Gut gerüstet kommen wir an den Wasserfällen an und in diesem Jahr sichern wir uns ein Plätzchen direkt unter Schwester 3. Zwei Picknickdecken, Sonnencreme, Mückenspray, genug Wasser und ein kleiner Imbiss. Dazu eine herrlich Aussicht, nur die vielen Boote stören. Ok, wir stören bestimmt auch. Jetzt haben die sieben Schwestern einen roten und gelben Punkt bekommen. Später erzählt uns ein Ausflügler, dass dem Betrachter erst so die ganze Dimension bewusst wird. Ohne Menschen am Wandfuß kann man die Höhe überhaupt nicht einschätzen.
Nach einem Mittagsschläfchen paddeln wir zurück.
Nadja und Inga bleiben am Campingplatz zurück, denn für diese Nacht steht quasi mein Vatertag an: Mit dem Kajak will ich den Fjord entlang paddeln, bis ich einen Platz für ein kleines Zelt gefunden habe und dann die Nacht im Freien verbringen.
Quasi ein echtes Männer-Abenteuer
Nach 45 Minuten bin ich wieder an den sieben Schwestern vorbei, doch die drei Stunden Paddelei am Mittag spüre ich nun doch in den Knochen. Nach zwei Stunden werde ich unruhig, die Hänge rechts und links des Fjords sind so schroff, dass es keinerlei Möglichkeit gibt ein Zelt, und sei es noch so klein, aufzustellen. Mittlerweile bin ich fast bei der Hälfte des Fjords angekommen und die Sonne steht schon tief, als ich auf der rechten Seite einen Felsen sehe, dessen Oberseite fast waagrecht abgeflacht ist.
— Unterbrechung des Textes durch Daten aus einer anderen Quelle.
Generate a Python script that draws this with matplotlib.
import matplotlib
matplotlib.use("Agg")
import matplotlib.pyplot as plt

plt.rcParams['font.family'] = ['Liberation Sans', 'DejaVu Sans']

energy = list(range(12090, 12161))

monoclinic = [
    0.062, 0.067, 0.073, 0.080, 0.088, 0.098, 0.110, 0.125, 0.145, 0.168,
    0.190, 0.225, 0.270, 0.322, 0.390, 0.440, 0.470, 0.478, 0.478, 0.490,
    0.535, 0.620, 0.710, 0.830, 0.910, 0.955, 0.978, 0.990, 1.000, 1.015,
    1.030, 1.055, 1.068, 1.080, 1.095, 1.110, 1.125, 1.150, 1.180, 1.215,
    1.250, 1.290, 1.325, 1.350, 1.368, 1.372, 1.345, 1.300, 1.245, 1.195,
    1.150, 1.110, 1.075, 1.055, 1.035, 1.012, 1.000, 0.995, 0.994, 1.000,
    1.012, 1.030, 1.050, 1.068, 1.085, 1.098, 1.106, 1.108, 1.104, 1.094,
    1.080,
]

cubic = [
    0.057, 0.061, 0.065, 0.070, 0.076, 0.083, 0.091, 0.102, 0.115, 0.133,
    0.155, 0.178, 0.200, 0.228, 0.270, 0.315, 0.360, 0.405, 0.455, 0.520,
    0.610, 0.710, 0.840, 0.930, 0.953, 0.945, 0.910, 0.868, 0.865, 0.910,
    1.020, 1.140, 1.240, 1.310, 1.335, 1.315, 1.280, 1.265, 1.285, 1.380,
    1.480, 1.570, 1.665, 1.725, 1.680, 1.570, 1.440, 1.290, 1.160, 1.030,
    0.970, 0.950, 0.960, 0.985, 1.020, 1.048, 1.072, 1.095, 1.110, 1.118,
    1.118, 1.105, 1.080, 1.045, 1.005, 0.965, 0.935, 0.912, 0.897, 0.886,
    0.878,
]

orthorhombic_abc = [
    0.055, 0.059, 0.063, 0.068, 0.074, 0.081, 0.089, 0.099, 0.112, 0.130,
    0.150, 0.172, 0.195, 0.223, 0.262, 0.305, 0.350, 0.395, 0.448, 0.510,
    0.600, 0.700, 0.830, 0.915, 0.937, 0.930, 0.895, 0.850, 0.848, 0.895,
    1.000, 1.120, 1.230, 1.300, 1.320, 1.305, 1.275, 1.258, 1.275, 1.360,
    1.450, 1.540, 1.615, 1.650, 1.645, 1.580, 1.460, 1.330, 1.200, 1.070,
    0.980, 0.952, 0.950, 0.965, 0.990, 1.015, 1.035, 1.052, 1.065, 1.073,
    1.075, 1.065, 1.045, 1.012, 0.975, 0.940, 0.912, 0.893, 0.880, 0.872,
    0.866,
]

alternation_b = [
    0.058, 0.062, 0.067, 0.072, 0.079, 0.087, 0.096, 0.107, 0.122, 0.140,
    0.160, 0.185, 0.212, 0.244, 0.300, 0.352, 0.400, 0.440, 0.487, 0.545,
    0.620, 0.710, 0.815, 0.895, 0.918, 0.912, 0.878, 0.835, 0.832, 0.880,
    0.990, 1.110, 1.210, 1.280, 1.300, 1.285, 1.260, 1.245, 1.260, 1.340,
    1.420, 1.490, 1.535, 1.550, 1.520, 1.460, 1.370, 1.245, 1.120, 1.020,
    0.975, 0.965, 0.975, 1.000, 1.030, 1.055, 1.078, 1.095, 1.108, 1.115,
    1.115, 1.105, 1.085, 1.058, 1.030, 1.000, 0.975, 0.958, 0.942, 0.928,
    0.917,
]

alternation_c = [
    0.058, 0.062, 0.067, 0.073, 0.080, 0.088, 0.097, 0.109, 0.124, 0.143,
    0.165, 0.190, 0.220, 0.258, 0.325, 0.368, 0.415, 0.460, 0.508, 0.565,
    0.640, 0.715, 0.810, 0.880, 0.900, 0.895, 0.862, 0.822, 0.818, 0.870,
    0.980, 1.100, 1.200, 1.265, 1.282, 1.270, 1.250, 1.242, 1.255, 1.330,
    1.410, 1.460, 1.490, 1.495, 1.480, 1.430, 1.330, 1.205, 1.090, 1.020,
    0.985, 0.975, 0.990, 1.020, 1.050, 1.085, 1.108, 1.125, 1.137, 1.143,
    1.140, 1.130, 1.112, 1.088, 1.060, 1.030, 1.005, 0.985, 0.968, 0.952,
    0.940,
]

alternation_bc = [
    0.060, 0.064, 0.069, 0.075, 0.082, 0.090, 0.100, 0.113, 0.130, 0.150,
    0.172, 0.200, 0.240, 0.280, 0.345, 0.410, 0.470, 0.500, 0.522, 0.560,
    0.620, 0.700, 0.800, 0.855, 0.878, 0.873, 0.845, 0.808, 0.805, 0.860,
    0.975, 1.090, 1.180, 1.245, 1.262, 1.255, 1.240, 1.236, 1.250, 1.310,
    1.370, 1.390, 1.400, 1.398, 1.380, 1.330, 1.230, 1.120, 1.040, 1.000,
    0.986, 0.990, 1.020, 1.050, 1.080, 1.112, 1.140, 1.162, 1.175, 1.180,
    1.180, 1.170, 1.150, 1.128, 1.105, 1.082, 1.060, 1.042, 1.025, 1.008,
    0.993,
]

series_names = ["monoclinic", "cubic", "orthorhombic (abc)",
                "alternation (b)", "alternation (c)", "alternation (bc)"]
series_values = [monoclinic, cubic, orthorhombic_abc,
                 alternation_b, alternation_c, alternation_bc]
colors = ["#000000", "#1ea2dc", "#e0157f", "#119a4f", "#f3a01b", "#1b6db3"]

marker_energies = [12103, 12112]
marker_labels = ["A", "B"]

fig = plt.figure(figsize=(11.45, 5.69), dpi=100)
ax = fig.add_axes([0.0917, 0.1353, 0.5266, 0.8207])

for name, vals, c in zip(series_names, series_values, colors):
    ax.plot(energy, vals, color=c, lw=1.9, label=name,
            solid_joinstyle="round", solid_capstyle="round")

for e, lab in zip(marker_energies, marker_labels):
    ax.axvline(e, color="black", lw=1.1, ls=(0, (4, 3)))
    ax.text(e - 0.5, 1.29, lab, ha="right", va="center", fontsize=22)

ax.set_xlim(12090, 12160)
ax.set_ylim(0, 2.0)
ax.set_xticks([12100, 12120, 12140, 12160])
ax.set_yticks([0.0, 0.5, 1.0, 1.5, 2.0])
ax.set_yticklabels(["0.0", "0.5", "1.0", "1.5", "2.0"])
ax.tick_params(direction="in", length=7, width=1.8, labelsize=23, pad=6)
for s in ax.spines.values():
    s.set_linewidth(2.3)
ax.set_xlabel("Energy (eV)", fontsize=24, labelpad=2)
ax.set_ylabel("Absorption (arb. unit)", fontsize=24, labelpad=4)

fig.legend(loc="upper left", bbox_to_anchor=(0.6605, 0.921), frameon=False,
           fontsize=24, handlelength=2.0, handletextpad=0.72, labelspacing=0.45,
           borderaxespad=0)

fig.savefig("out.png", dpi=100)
Dahinter ist es steil und ein paar Bäume stehen am Wandfuß, aber der Fels wäre ausreichend groß für mein kleines Zelt.
Ich räume viele Steinchen weg, stelle das Zelt auf und da keine Chance besteht Erdnägel oder Heringe einzuschlagen, sichere ich alle Leinen mit dicken Felsbrocken, die überall herum liegen.
So sitze ich in der Abendsonne, esse die wenigen Sachen, die ich mitgenommen habe und genieße die unglaubliche Stille.
Und entgegen meiner Vorstellung, einmal Zeit zu finden, um über alles Mögliche nachzudenken, stellt sich einfach Ruhe ein. Kein Gedanke ist mir wichtig. Der Fjord, die Sonne, die Wolken. Den Wellen beim kräuseln zusehen. Nichts denken.
Dann schwimmt auch noch tatsächlich ein Otter vorbei. Ich sitze auf meinem Felsbrocken und bin ganz ganz still. Ein Otter in freier Natur. Leider bleibt er nicht, sondern zieht seiner Wege und ich kann ihn auch nicht fotografieren. Der Zauber bleibt.
Zumindest bis es in unmittelbarer Nähe zu donnern beginnt. Rasch suche ich noch mehr Steine zusammen. Einen heftigen Wind würde mein Zelt nicht überdaueren. Kaum bin ich fertig, beginnt schon einer dieser heftigen Norwegischen Regenfälle. Es prasselt wild auf mein Zeltdach. Doch es kommt kein Wind auf. Der Fjord hält den Wind vielleicht ab. Nach einer Stunde schlafe ich wohl ein. Das Zelt ist dicht, das Wasser sammelt sich auch nicht unter mir. Tun kann ich eh nichts mehr. Dann kann ich auch schlafen.